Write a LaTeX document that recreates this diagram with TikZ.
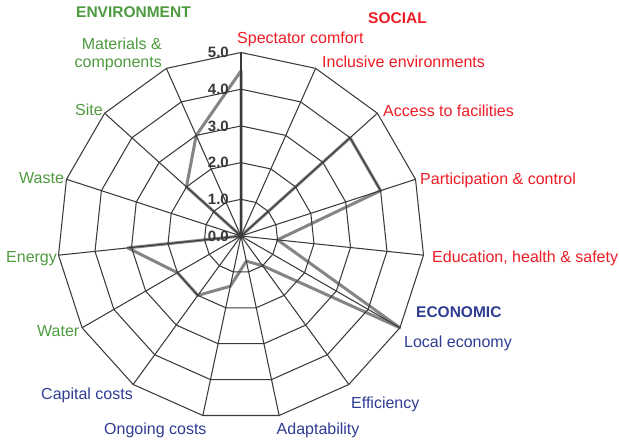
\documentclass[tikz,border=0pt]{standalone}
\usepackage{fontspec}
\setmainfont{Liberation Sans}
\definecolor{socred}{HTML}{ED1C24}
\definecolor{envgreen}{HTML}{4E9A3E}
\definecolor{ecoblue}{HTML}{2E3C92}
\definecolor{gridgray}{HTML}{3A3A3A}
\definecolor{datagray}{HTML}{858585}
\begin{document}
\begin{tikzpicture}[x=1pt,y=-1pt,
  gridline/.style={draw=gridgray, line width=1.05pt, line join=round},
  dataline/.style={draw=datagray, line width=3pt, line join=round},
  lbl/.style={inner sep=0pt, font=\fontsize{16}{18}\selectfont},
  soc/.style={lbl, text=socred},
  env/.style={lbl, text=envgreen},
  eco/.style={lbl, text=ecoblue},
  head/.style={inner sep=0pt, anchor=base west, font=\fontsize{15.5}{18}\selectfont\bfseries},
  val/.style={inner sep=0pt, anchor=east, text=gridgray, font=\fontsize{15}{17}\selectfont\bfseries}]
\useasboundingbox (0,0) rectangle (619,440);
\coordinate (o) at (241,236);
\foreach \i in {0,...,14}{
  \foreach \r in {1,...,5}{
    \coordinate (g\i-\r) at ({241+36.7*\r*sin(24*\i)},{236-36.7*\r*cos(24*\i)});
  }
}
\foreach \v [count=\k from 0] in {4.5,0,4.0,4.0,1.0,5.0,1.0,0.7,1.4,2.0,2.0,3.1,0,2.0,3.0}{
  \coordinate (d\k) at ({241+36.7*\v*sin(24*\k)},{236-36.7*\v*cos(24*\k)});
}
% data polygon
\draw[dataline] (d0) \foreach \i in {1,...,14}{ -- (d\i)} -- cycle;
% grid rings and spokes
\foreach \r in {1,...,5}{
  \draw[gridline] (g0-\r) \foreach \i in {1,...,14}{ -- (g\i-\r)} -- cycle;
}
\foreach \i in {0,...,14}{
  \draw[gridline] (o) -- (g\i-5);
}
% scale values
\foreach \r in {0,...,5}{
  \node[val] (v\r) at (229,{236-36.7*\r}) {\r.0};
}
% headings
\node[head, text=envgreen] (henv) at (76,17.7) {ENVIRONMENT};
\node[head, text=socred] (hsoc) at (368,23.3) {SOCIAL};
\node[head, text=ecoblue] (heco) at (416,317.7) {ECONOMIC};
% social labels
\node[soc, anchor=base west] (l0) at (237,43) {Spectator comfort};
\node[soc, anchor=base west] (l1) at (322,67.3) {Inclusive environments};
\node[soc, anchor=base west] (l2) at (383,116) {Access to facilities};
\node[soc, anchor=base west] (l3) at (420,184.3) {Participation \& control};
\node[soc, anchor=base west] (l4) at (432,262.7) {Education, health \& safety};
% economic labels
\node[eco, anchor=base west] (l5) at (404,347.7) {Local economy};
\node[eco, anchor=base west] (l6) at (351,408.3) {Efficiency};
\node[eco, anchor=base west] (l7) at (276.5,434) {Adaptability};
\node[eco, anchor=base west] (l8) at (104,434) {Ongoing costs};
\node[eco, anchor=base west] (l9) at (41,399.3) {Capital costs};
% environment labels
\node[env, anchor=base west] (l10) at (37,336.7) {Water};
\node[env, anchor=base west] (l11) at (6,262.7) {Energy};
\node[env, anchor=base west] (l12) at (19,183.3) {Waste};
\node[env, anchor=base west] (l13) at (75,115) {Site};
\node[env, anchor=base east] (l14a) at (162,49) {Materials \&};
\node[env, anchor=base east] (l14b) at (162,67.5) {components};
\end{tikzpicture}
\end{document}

==============================

### GOAL OF THE EXERCISE
Repeat all the data as it stands, dropping any images it holds.

### ANSWER TO THE TASK
Write a LaTeX document that recreates this diagram with TikZ.
\documentclass[tikz,border=0pt]{standalone}
\usepackage{fontspec}
\setmainfont{Liberation Sans}
\definecolor{socred}{HTML}{ED1C24}
\definecolor{envgreen}{HTML}{4E9A3E}
\definecolor{ecoblue}{HTML}{2E3C92}
\definecolor{gridgray}{HTML}{3A3A3A}
\definecolor{datagray}{HTML}{858585}
\begin{document}
\begin{tikzpicture}[x=1pt,y=-1pt,
  gridline/.style={draw=gridgray, line width=1.05pt, line join=round},
  dataline/.style={draw=datagray, line width=3pt, line join=round},
  lbl/.style={inner sep=0pt, font=\fontsize{16}{18}\selectfont},
  soc/.style={lbl, text=socred},
  env/.style={lbl, text=envgreen},
  eco/.style={lbl, text=ecoblue},
  head/.style={inner sep=0pt, anchor=base west, font=\fontsize{15.5}{18}\selectfont\bfseries},
  val/.style={inner sep=0pt, anchor=east, text=gridgray, font=\fontsize{15}{17}\selectfont\bfseries}]
\useasboundingbox (0,0) rectangle (619,440);
\coordinate (o) at (241,236);
\foreach \i in {0,...,14}{
  \foreach \r in {1,...,5}{
    \coordinate (g\i-\r) at ({241+36.7*\r*sin(24*\i)},{236-36.7*\r*cos(24*\i)});
  }
}
\foreach \v [count=\k from 0] in {4.5,0,4.0,4.0,1.0,5.0,1.0,0.7,1.4,2.0,2.0,3.1,0,2.0,3.0}{
  \coordinate (d\k) at ({241+36.7*\v*sin(24*\k)},{236-36.7*\v*cos(24*\k)});
}
% data polygon
\draw[dataline] (d0) \foreach \i in {1,...,14}{ -- (d\i)} -- cycle;
% grid rings and spokes
\foreach \r in {1,...,5}{
  \draw[gridline] (g0-\r) \foreach \i in {1,...,14}{ -- (g\i-\r)} -- cycle;
}
\foreach \i in {0,...,14}{
  \draw[gridline] (o) -- (g\i-5);
}
% scale values
\foreach \r in {0,...,5}{
  \node[val] (v\r) at (229,{236-36.7*\r}) {\r.0};
}
% headings
\node[head, text=envgreen] (henv) at (76,17.7) {ENVIRONMENT};
\node[head, text=socred] (hsoc) at (368,23.3) {SOCIAL};
\node[head, text=ecoblue] (heco) at (416,317.7) {ECONOMIC};
% social labels
\node[soc, anchor=base west] (l0) at (237,43) {Spectator comfort};
\node[soc, anchor=base west] (l1) at (322,67.3) {Inclusive environments};
\node[soc, anchor=base west] (l2) at (383,116) {Access to facilities};
\node[soc, anchor=base west] (l3) at (420,184.3) {Participation \& control};
\node[soc, anchor=base west] (l4) at (432,262.7) {Education, health \& safety};
% economic labels
\node[eco, anchor=base west] (l5) at (404,347.7) {Local economy};
\node[eco, anchor=base west] (l6) at (351,408.3) {Efficiency};
\node[eco, anchor=base west] (l7) at (276.5,434) {Adaptability};
\node[eco, anchor=base west] (l8) at (104,434) {Ongoing costs};
\node[eco, anchor=base west] (l9) at (41,399.3) {Capital costs};
% environment labels
\node[env, anchor=base west] (l10) at (37,336.7) {Water};
\node[env, anchor=base west] (l11) at (6,262.7) {Energy};
\node[env, anchor=base west] (l12) at (19,183.3) {Waste};
\node[env, anchor=base west] (l13) at (75,115) {Site};
\node[env, anchor=base east] (l14a) at (162,49) {Materials \&};
\node[env, anchor=base east] (l14b) at (162,67.5) {components};
\end{tikzpicture}
\end{document}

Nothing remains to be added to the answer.